What do we really want to know? Really it is the potential value of the property. The assumption around attention is the longer someone spends on a web site, the more money that site gains in advertisement revenue. The rationale being users who barely glance at pages and spend little time on the site are not going to click ads. Does this really mean users who linger and spend large amounts of time on the site are going to click more ads?
This means to me attention is just another contrived metric which doesn’t measure what is really sought. I guess advertisement companies and the hosts brandishing them really do not want to report the click through rates?
My web browsing habits skew the attention metric way higher than it ought to be. First, I have a tendency to open several items in a window and leave them lingering. While my eyes spent a minute looking the content, the page spent minutes to hours in a window… waiting for the opportunity. Second, I actively block images from advertisement sources and block Flash except when required.
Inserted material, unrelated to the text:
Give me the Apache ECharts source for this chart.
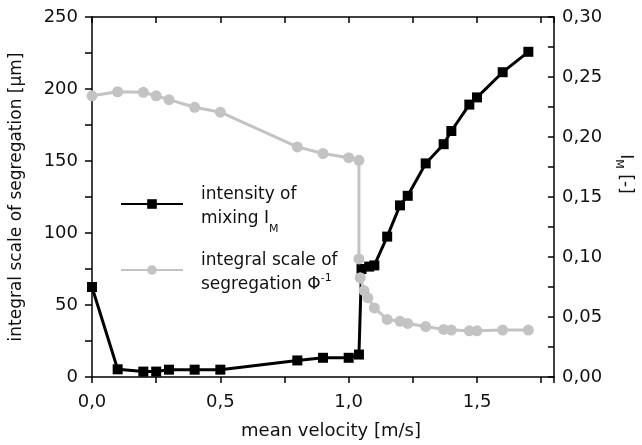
<!DOCTYPE html>
<html>
<head>
<meta charset="utf-8">
<script src="https://cdn.jsdelivr.net/npm/echarts@6/dist/echarts.min.js"></script>
<style>
    html, body { margin: 0; padding: 0; background: #fff; }
    #chart { width: 642px; height: 445px; }
</style>
</head>
<body>
<div id="chart"></div>
<script>
// intensity of mixing I_M (right axis, black squares)
const mixVelocity = [0, 0.1, 0.2, 0.25, 0.3, 0.4, 0.5, 0.8, 0.9, 1.0, 1.04, 1.05, 1.08, 1.1, 1.15, 1.2, 1.23, 1.3, 1.37, 1.4, 1.47, 1.5, 1.6, 1.7];
const mixIntensity = [0.075, 0.0064, 0.0045, 0.0045, 0.0061, 0.0061, 0.0061, 0.0138, 0.016, 0.016, 0.0187, 0.090, 0.092, 0.093, 0.117, 0.143, 0.151, 0.178, 0.194, 0.205, 0.227, 0.233, 0.254, 0.271];

// integral scale of segregation (left axis, grey circles)
const segVelocity = [0, 0.1, 0.2, 0.25, 0.3, 0.4, 0.5, 0.8, 0.9, 1.0, 1.04, 1.04, 1.045, 1.06, 1.075, 1.1, 1.15, 1.2, 1.23, 1.3, 1.37, 1.4, 1.47, 1.5, 1.6, 1.7];
const segScale = [195.3, 198.1, 197.7, 195.3, 192.6, 187.3, 183.9, 159.8, 155.2, 152.3, 150.5, 82, 69, 60, 55, 48, 40, 38.7, 37.2, 35, 33, 32.6, 32.1, 32.1, 32.6, 32.6];

// labelled ticks
const xLabels = [0, 0.5, 1.0, 1.5];
const leftLabels = [0, 50, 100, 150, 200, 250];
const rightLabels = [0, 0.05, 0.10, 0.15, 0.20, 0.25, 0.30];

const seriesNames = ['intensity of mixing', 'integral scale of segregation'];

function pairs(xs, ys) {
    return xs.map((x, i) => [x, ys[i]]);
}

function isLabel(list, v) {
    return list.some(l => Math.abs(l - v) < 1e-6);
}

const font = 'DejaVu Sans';
const black = '#000';
const grey = '#c3c3c3';

const chart = echarts.init(document.getElementById('chart'));

chart.setOption({
    backgroundColor: '#fff',
    animation: false,
    textStyle: { fontFamily: font },
    grid: { left: 88, right: 87, top: 17, bottom: 64 },
    legend: {
        orient: 'vertical',
        left: 115,
        top: 172,
        itemWidth: 62,
        itemHeight: 12,
        itemGap: 8,
        data: seriesNames,
        textStyle: {
            fontFamily: font,
            fontSize: 17,
            color: '#111',
            lineHeight: 24,
            padding: [6, 0, 0, 13],
            rich: {
                sub: { fontSize: 11, verticalAlign: 'bottom', lineHeight: 24, padding: [0, 0, -4, 0] },
                sup: { fontSize: 11, verticalAlign: 'top', lineHeight: 24 }
            }
        },
        formatter: name => name === seriesNames[0]
            ? 'intensity of\nmixing I{sub|M}'
            : 'integral scale of\nsegregation Φ{sup|-1}'
    },
    xAxis: [{
        type: 'value',
        min: 0,
        max: 1.8,
        interval: 0.25,
        name: 'mean velocity [m/s]',
        nameLocation: 'middle',
        nameGap: 45,
        nameTextStyle: { fontSize: 18, color: '#111', fontFamily: font, padding: [0, 0, 0, 16] },
        axisLine: { show: true, onZero: false, lineStyle: { color: black, width: 1.5 } },
        axisTick: { show: true, inside: false, length: 6, lineStyle: { color: black, width: 1.5 } },
        axisLabel: {
            fontSize: 18, color: '#111', margin: 16,
            formatter: v => isLabel(xLabels, v) ? v.toFixed(1).replace('.', ',') : ''
        },
        splitLine: { show: false }
    }, {
        type: 'value',
        position: 'top',
        min: 0,
        max: 1.8,
        interval: 0.25,
        axisLine: { show: true, onZero: false, lineStyle: { color: black, width: 1.5 } },
        axisTick: { show: true, inside: true, length: 6, lineStyle: { color: black, width: 1.5 } },
        axisLabel: { show: false },
        splitLine: { show: false }
    }],
    yAxis: [{
        type: 'value',
        position: 'left',
        min: 0,
        max: 250,
        interval: 25,
        name: 'integral scale of segregation [µm]',
        nameLocation: 'middle',
        nameGap: 67,
        nameTextStyle: { fontSize: 17, color: '#111', fontFamily: font },
        axisLine: { show: true, onZero: false, lineStyle: { color: black, width: 1.5 } },
        axisTick: { show: true, inside: false, length: 7, lineStyle: { color: black, width: 1.5 } },
        axisLabel: {
            fontSize: 18, color: '#111', margin: 14,
            formatter: v => isLabel(leftLabels, v) ? String(v) : ''
        },
        splitLine: { show: false }
    }, {
        type: 'value',
        position: 'right',
        min: 0,
        max: 0.3,
        interval: 0.025,
        name: 'I{sub|M} [-]',
        nameLocation: 'middle',
        nameGap: 62,
        nameRotate: -90,
        nameTextStyle: {
            fontSize: 17, color: '#111', fontFamily: font,
            padding: [0, 46, 0, 0],
            rich: { sub: { fontSize: 11, verticalAlign: 'bottom', padding: [0, 0, -4, 0] } }
        },
        axisLine: { show: true, onZero: false, lineStyle: { color: black, width: 1.5 } },
        axisTick: { show: true, inside: true, length: 6, lineStyle: { color: black, width: 1.5 } },
        axisLabel: {
            fontSize: 18, color: '#111', margin: 8,
            formatter: v => isLabel(rightLabels, v) ? v.toFixed(2).replace('.', ',') : ''
        },
        splitLine: { show: false }
    }],
    series: [{
        name: seriesNames[0],
        type: 'line',
        xAxisIndex: 0,
        yAxisIndex: 1,
        data: pairs(mixVelocity, mixIntensity),
        symbol: 'rect',
        symbolSize: 10,
        lineStyle: { color: black, width: 3 },
        itemStyle: { color: black }
    }, {
        name: seriesNames[1],
        type: 'line',
        xAxisIndex: 0,
        yAxisIndex: 0,
        data: pairs(segVelocity, segScale),
        symbol: 'circle',
        symbolSize: 11,
        lineStyle: { color: grey, width: 3 },
        itemStyle: { color: grey }
    }]
});

window.addEventListener('resize', () => chart.resize());
</script>
</body>
</html>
As a DBA, page views also has debatable usefulness. On the one hand we could use it because it represents a count of objects requiring calls to the database and rendering by application and web server code. Hits represent all requests for all content, simple or complex, so is more inclusive. Bandwidth throughput represents how much data is sucked out or pushed into the systems.
We DBAs also provide supporting information to the project leaders. Currently they look at the number of users or classrooms who have been active throughout the term. Attention could provide another perspective to enhance the overall picture of how much use our systems get.
Cat Finnegan, who conducts research with GeorgiaVIEW tracking data, measures learning effectiveness. To me, that is the ultimate point of this project. If students are learning with the system, then it is successful. If we can change how we do things to help them learn better, then we ought to make that change. If another product can help students learn better, then that is the system we ought to use.
Ultimately, I don’t think there is a single useful metric. Hits, unique users, page views, attention, bandwith, active users, etc., all provide a nuanced view of what is happening. I’ve used them all for different purposes.